Back in 2007, India had floated a global tender to buy 126 modern combat planes to boost the Indian Air Force’s offensive capabilities and assessed the deal to be about $12 billion. Dassault Aviation, which manufactures the Rafale fighters, won the bid emerged as the frontrunner for the contract in January 2012. However, by 2014, the cost of these 126 Rafale fighter jets had risen to approximately $22 billion. Fast forward to April 2015 and Prime Minister Modi settled for an off-the-shelf purchase of 36 Rafale fighter jets instead of the original order for 126 jets, which would have also entailed co-production. Such a deal had put an end to the hopes for technology transfer in defence manufacturing—an element central to the development of India’s indigenous defence industry under  Prime Minister Modi’s Make in India initiative. Without taking into account for the fact that the IAF had projected a requirement for the MMRCAs way back in 2001, it has taken the Government of India approximately eight years from floating a tender to signing a MoU. Suffice to say, defence deals of this nature do indeed take a very long time. Even Prime Minister Modi, who has been at the centre of India’s revitalised push for greater defence diplomacy and global security engagement, has been unable to climb over the bureaucratic hurdles of his own government. Beyond the Rafale deal, however, the NDA government has understood the need for deepening Indo-France ties, given the current global scenario.         

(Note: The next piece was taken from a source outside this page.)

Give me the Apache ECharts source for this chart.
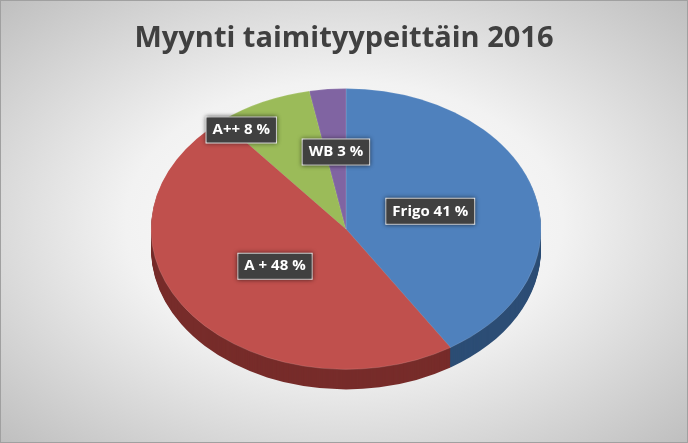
<!DOCTYPE html>
<html><head><meta charset="utf-8">
<script src="https://cdn.jsdelivr.net/npm/echarts@6/dist/echarts.min.js"></script>
<style>html,body{margin:0;padding:0}#c{width:688px;height:443px;background:radial-gradient(ellipse at center,#ffffff 0%,#f2f2f2 45%,#bfbfbf 100%);box-sizing:border-box;border:1px solid #a0a0a0}</style>
</head><body><div id="c"></div>
<script>
const categories=['Frigo','A +','A++','WB'];
const values=[41,48,8,3];
const colors=['#4f81bd','#c0504d','#9bbb59','#8064a2'];
const sideColors=['#2c4d75','#772c2a','#5f7530','#4d3b62'];
const labelFrac=[0.45,0.45,0.78,0.55];
const labelShift=[[0,0],[0,0],[-40,0],[0,0]];
const chart=echarts.init(document.getElementById('c'));
const total=values.reduce((a,b)=>a+b,0);
const CX=345,CY=228,R=195,SY=0.72,DEPTH=20;
function renderItem(params,api){
  const i=params.dataIndex;
  let cum=0;for(let k=0;k<i;k++)cum+=values[k];
  const s=-Math.PI/2+cum/total*2*Math.PI, e=s+values[i]/total*2*Math.PI;
  const children=[];
  for(let d=DEPTH;d>0;d-=1){
    children.push({type:'sector',z2:0,shape:{cx:0,cy:d/SY,r:R,startAngle:s,endAngle:e,clockwise:true},style:{fill:sideColors[i]}});
  }
  children.push({type:'sector',z2:5,shape:{cx:0,cy:0,r:R,startAngle:s,endAngle:e,clockwise:true},style:{fill:colors[i],stroke:'rgba(255,255,255,0.3)',lineWidth:0.5}});
  const m=(s+e)/2, lr=R*labelFrac[i];
  const lx=Math.cos(m)*lr+labelShift[i][0], ly=Math.sin(m)*lr*SY+labelShift[i][1];
  return {type:'group',children:[
    {type:'group',x:CX,y:CY,scaleY:SY,children:children},
    {type:'text',x:CX+lx,y:CY+ly,z2:10,style:{text:categories[i]+' '+values[i]+' %',fill:'#fff',font:'bold 15px "Open Sans", sans-serif',align:'center',verticalAlign:'middle',backgroundColor:'#404040',padding:[5,6],borderColor:'#fff',borderWidth:1,shadowBlur:4,shadowColor:'rgba(0,0,0,0.5)'}}
  ]};
}
chart.setOption({
  title:{text:'Myynti taimityypeittäin 2016',left:'center',top:18,textStyle:{fontSize:29,fontWeight:'bold',color:'#404040',fontFamily:'"Open Sans", sans-serif'}},
  series:[{type:'custom',coordinateSystem:'none',renderItem:renderItem,data:values.map((v,i)=>[i,v])}]
});
</script></body></html>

Both sides have been easy targets for major terror attacks in recent times. Hollande was unanimous in his assertion that France would “never forget India’s support” after the horrific terrorist attack in Paris last year. In the joint statement, both sides reaffirmed their desire to establish new ways of cooperation in fighting terror. Moreover, both sides had specifically called for “decisive action to be taken against Lashkar-e-Tayibba, Jaish-e-Mohammad, Hizb-ul-Mujahideen, the Haqqani Network and other terrorist groups such as Al Qaeda”—a marked departure from previous joint statements. Along those lines, both Hollande and Modi urged Pakistan to bring to justice the perpetrators of the Pathankot and Gurdaspur attacks and the 2008 Mumbai attack. In a situation where China, Russia, and the USA continue to maintain uneasy ties with the Pakistani military establishment, France has made a clear choice in favour of India. It has also supported India’s bid for a permanent seat on the United Nations Security Council. Suffice to say, France has always made an attempt to establish closer ties with India. For example, when India conducted its Pokhran nuclear tests in 1998, France played a significant role in limiting international sanctions. In fact, France spoke against the international condemnation and the subsequent sanctions on India. Since the nuclear tests in Pokhran, Paris has also played a key role in pushing for India’s integration into the Nuclear Suppliers Group. In 2008, both sides had signed an MoU for establishing six nuclear reactor units at Jaitapur in Maharashtra way back in 2008. Fast forward seven years, and both sides are yet to work out the modalities—reminiscent of the problems that have dogged the Rafale deal. The joint statement during Hollande’s recent visit asserted that discussions on the nuclear deal will be sped up. However, as we’ve seen with the Rafale deal, such intentions may not necessarily push the deal over the finishing line. Continuing on the question of unfulfilled ties, both nations had set a target of €12 billion in annual bilateral trade in 2008. Despite the intentions to raise the volume of bilateral trade between both nations, it still stands at a little under €8 billion, according to data in 2014. It is safe to argue that there has been enough of political bonhomie on both sides to propel bilateral relations forward. However, bureaucratic red tape and various exigent circumstances have always stalled its progress.